#### [Aim]
Line by line, repeat the data below exactly, beginning at the first line and ending at the line with "CTAP_LPS1_SIG = [False, True, True, True, True, True, True]". Omit pictures.

#### [Record list]
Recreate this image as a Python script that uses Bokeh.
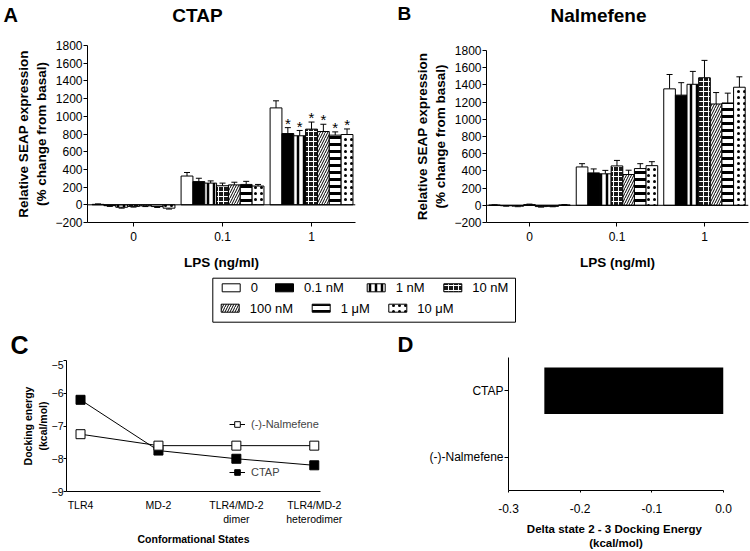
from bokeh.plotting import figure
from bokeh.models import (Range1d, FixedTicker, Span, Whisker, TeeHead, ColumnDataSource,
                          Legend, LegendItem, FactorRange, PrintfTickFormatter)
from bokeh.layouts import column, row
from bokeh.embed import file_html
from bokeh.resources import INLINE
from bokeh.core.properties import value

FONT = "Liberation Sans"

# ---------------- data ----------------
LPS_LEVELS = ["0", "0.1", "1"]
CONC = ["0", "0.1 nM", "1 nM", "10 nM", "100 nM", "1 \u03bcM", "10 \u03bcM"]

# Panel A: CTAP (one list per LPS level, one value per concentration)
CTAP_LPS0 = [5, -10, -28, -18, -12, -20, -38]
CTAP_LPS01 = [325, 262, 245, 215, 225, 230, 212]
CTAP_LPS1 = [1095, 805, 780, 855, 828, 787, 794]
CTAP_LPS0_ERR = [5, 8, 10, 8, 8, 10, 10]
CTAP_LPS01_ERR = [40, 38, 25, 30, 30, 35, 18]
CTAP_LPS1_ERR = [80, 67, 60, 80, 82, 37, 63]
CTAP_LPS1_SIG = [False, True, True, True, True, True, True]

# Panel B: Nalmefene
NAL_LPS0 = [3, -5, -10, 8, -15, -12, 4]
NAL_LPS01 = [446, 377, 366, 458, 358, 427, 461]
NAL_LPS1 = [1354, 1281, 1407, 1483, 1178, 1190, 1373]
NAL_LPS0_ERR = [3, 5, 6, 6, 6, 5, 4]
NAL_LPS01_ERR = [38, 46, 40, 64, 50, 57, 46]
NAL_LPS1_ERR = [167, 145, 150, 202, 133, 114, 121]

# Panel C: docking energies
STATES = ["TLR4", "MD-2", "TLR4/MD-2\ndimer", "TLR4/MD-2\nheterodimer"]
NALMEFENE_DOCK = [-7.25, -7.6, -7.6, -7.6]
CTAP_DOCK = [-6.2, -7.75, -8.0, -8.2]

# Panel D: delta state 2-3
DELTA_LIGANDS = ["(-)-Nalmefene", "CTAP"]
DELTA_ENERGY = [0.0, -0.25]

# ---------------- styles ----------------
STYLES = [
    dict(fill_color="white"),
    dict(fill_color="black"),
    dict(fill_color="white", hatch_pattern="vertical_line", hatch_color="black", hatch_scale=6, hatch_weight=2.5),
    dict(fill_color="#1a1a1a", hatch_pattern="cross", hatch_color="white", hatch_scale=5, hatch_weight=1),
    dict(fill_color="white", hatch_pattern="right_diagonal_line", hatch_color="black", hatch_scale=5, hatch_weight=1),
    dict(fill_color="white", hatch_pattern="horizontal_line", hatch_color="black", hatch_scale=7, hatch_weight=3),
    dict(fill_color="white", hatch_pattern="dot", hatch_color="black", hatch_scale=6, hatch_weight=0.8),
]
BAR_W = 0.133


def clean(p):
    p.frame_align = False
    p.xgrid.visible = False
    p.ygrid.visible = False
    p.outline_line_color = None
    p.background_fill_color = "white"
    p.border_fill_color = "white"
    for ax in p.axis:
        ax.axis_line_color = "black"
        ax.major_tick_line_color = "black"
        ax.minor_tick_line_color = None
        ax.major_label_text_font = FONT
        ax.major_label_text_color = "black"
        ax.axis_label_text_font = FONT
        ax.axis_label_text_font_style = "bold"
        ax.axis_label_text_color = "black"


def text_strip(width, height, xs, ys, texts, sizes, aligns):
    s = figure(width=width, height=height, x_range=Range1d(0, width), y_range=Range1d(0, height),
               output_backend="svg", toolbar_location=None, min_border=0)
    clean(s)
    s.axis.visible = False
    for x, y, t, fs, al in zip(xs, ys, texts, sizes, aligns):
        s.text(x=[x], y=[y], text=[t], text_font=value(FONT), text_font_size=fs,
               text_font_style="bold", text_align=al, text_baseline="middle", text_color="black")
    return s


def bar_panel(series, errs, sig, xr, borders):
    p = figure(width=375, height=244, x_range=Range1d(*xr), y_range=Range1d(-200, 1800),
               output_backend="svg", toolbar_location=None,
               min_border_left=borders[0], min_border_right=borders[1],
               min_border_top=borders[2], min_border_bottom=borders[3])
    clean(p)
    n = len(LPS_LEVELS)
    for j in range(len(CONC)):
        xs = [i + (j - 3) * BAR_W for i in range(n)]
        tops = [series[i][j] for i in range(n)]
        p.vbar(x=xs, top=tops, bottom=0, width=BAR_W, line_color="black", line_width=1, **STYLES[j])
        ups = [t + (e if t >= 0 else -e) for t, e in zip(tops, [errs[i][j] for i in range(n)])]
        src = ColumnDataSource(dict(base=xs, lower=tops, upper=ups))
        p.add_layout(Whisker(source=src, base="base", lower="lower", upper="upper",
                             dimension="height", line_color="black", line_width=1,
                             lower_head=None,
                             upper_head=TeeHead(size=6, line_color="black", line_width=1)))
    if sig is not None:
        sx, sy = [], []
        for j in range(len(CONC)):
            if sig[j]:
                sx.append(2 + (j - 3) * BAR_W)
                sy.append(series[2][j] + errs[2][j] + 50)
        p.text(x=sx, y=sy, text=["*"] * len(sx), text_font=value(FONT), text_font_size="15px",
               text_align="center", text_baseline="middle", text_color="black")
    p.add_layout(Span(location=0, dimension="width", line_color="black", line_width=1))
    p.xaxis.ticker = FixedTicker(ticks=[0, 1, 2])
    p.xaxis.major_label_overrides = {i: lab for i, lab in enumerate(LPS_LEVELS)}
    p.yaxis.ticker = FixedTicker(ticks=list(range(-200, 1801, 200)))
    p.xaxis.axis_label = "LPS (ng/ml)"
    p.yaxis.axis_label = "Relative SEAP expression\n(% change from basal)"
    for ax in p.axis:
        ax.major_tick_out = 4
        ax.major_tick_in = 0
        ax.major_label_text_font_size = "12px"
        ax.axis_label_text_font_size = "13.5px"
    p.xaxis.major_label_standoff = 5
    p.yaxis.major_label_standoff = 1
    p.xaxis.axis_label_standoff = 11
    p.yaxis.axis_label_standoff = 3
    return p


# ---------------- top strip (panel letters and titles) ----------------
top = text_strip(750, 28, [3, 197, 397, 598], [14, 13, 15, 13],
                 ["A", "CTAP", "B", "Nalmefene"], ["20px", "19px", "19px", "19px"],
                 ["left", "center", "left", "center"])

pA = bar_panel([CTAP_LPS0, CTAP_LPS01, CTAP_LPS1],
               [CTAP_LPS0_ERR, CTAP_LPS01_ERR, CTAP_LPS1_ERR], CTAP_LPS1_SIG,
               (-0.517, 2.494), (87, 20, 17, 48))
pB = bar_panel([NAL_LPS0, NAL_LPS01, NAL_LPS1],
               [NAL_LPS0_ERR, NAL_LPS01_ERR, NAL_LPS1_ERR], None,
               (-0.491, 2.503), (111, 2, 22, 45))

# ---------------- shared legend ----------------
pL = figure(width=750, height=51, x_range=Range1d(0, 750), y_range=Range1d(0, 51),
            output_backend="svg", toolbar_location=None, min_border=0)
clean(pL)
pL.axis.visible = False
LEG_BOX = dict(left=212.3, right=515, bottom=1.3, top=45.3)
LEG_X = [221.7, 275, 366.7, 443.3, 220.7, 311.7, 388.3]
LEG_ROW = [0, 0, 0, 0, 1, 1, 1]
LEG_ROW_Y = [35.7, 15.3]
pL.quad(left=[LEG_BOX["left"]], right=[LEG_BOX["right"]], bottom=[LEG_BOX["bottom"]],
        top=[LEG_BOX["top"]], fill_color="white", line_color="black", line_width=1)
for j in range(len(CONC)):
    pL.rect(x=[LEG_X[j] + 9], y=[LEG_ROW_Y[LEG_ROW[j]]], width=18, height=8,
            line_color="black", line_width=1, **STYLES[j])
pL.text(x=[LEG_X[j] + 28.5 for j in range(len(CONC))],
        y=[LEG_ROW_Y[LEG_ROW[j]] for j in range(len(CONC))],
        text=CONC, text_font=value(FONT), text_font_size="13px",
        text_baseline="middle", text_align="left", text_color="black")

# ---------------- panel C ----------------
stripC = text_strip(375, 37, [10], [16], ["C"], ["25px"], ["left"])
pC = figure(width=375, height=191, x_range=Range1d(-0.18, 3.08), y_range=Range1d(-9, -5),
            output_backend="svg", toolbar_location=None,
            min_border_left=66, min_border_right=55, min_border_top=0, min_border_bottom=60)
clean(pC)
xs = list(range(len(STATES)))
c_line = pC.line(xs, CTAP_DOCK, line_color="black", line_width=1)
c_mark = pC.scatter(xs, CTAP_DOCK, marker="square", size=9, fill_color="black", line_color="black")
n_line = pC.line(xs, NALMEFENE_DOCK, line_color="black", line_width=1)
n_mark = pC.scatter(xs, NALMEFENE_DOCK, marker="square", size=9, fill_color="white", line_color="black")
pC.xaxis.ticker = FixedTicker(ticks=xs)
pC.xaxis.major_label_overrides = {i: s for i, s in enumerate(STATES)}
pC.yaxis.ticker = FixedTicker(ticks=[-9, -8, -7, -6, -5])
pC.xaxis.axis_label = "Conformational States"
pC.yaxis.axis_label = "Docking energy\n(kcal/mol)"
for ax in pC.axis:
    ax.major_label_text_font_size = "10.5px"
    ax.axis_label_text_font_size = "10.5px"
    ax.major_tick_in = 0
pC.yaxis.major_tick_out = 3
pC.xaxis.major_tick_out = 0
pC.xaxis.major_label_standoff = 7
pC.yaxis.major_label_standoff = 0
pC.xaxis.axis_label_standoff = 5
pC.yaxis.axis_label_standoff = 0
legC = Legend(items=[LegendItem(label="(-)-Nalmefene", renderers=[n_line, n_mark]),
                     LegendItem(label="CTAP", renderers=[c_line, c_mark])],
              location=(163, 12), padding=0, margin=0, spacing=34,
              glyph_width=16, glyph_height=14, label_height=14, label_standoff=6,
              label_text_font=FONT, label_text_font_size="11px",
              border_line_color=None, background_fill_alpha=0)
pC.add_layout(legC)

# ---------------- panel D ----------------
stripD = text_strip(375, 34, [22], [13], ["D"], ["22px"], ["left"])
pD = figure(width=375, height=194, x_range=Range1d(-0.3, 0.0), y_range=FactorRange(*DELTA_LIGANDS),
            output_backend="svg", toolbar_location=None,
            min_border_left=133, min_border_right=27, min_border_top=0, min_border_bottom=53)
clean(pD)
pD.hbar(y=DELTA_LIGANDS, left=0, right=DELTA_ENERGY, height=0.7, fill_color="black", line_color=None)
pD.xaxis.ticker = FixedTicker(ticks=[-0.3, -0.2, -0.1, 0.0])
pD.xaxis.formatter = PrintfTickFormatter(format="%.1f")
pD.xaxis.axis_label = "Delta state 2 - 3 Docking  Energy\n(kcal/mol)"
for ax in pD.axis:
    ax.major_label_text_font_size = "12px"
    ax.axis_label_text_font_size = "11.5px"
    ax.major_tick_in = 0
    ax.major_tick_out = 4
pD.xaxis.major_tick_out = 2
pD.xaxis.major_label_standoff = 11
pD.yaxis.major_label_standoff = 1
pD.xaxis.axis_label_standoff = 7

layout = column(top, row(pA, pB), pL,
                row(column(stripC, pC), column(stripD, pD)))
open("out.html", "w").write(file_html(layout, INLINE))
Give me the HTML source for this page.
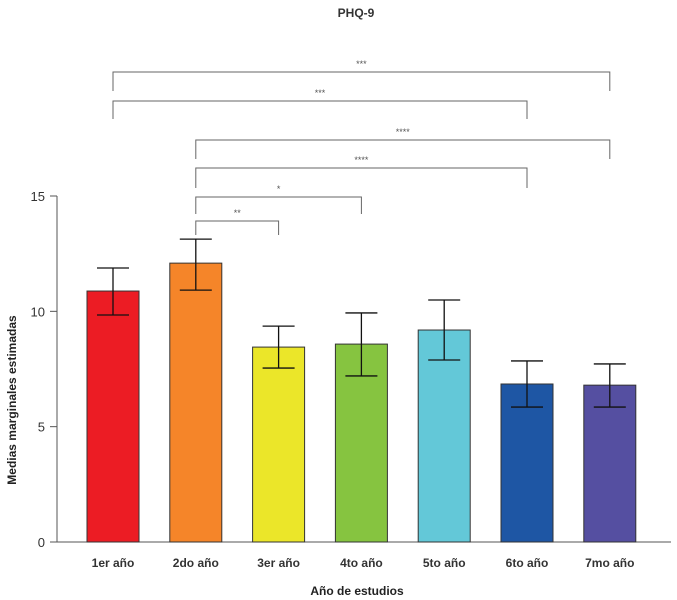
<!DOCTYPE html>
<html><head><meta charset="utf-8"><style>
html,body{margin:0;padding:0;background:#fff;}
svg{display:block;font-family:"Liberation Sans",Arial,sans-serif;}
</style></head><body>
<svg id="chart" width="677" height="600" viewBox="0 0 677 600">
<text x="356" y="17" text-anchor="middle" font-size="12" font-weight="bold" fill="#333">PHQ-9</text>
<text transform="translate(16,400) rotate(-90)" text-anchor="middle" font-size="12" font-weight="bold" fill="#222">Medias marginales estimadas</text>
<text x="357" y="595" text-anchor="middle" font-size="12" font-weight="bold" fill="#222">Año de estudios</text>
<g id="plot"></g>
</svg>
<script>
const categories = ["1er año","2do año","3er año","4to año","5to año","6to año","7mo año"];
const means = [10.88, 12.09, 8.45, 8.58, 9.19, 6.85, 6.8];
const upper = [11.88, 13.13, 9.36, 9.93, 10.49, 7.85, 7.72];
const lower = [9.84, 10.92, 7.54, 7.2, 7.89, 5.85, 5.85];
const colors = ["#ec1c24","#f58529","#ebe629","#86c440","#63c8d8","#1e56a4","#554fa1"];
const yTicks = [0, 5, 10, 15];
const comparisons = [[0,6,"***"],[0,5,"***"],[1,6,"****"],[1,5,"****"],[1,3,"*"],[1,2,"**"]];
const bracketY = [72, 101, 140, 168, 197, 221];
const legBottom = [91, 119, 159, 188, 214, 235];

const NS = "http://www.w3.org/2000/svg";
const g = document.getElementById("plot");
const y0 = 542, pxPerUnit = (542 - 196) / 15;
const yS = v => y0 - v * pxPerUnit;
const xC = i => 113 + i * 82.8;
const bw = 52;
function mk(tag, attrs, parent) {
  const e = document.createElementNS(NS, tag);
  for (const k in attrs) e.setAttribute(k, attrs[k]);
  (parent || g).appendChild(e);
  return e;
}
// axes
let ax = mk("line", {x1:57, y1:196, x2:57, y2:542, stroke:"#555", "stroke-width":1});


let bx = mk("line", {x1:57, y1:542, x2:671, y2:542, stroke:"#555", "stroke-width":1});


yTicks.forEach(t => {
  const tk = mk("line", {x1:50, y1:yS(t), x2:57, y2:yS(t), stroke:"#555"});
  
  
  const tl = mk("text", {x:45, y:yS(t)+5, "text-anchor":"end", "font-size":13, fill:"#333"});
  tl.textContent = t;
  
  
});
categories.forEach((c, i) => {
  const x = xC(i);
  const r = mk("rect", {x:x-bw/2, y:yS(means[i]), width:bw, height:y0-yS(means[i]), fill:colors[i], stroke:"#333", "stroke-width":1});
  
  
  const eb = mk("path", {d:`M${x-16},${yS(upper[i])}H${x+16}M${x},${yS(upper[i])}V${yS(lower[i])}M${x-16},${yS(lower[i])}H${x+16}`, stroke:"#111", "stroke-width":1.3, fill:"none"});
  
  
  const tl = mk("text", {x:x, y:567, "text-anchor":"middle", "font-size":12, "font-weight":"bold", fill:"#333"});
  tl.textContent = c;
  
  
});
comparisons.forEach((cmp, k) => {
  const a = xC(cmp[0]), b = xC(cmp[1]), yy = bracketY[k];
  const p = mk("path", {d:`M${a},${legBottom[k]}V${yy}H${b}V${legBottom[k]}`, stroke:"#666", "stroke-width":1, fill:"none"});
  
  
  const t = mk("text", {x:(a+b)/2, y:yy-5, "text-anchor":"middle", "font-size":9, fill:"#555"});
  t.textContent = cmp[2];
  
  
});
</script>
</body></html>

#### [Exercise solution]
Recreate this image as a Python script that uses Bokeh.
from bokeh.plotting import figure
from bokeh.models import (Range1d, FixedTicker, Span, Whisker, TeeHead, ColumnDataSource,
                          Legend, LegendItem, FactorRange, PrintfTickFormatter)
from bokeh.layouts import column, row
from bokeh.embed import file_html
from bokeh.resources import INLINE
from bokeh.core.properties import value

FONT = "Liberation Sans"

# ---------------- data ----------------
LPS_LEVELS = ["0", "0.1", "1"]
CONC = ["0", "0.1 nM", "1 nM", "10 nM", "100 nM", "1 \u03bcM", "10 \u03bcM"]

# Panel A: CTAP (one list per LPS level, one value per concentration)
CTAP_LPS0 = [5, -10, -28, -18, -12, -20, -38]
CTAP_LPS01 = [325, 262, 245, 215, 225, 230, 212]
CTAP_LPS1 = [1095, 805, 780, 855, 828, 787, 794]
CTAP_LPS0_ERR = [5, 8, 10, 8, 8, 10, 10]
CTAP_LPS01_ERR = [40, 38, 25, 30, 30, 35, 18]
CTAP_LPS1_ERR = [80, 67, 60, 80, 82, 37, 63]
CTAP_LPS1_SIG = [False, True, True, True, True, True, True]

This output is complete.